With a high likelihood that we will all be targeted by scammers at some stage, perhaps repeatedly, how can we identify scams and protect ourselves from losses?
Ignore unsolicited offers
Most investment scams start with a phone call. No matter how compelling the story told by the caller, if you haven’t done anything to invite contact from an investment’s promoter, it is likely to be a scam. The simple solution? Hang up early in the call. If the approach is made by e-mail, social media or text message don’t click on any links and delete the message.
Beware of promises of large and guaranteed returns
In times of low interest rates it’s hard to find a good return on lower risk investments such as term deposits and bonds. The promise of high returns, perhaps with a built in guarantee may look compelling. But the age old saying holds: if it seems too good to be true, it probably is.
Some investors are willing to put such promises to the test by making a small investment. When professional looking statements show that the promised performance is being delivered, the investor makes a much larger deposit. Not long after that the promoter seemingly disappears.

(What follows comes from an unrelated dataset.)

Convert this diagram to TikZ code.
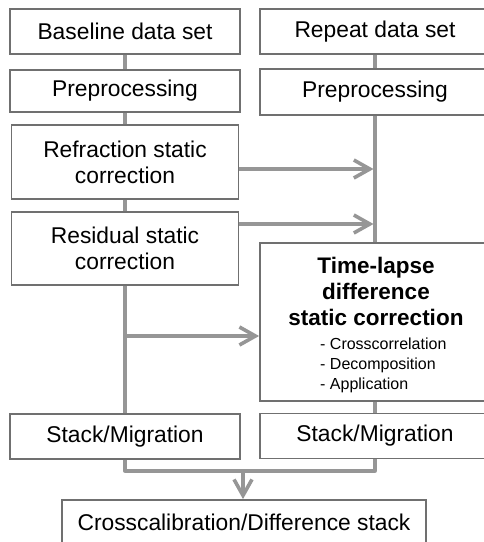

Research the promoter through independent and official channels
Are they based overseas? This is a big red flag. If Australian, are they (and their prospectus) registered with ASIC? Do they have an Australian Financial Services Licence? Do they appear on the list of companies you should not deal with (available at moneysmart.gov.au)? Is their street address genuine and do they have a physical office? How long have they been in business?
Get independent advice before investing
Even with a legitimate investment an independent assessment is a good idea. With a questionable investment it might just save you from being scammed.
Educate yourself
Scams are evolving all the time. Government websites moneysmart.gov.au and scamwatch.gov.au provide information on a wide range of scams and are updated as new scams appear. They also provide advice on how you can protect yourself.
What can you do if you’re the victim of a scam?
You can make a report via the Scamwatch website (operated by ACCC), to ASIC and to your local police. Stop sending money to the scammer, and beware of the double sting where scammers offer to help you recover your losses, for a fee, of course.
While ASIC and ACCC do not provide direct assistance to scam victims, the information can help with investigation and law enforcement, and provide intelligence on scam activity. Police may also be limited in their ability to identify and prosecute scammers, particularly if they are located overseas. The sad fact is that most victims of scams never see their money again.
Practical help is available from IDCARE. This is a free support service that can assist businesses and individuals with a range of cyber issues including identity theft, romance scams and investment scams.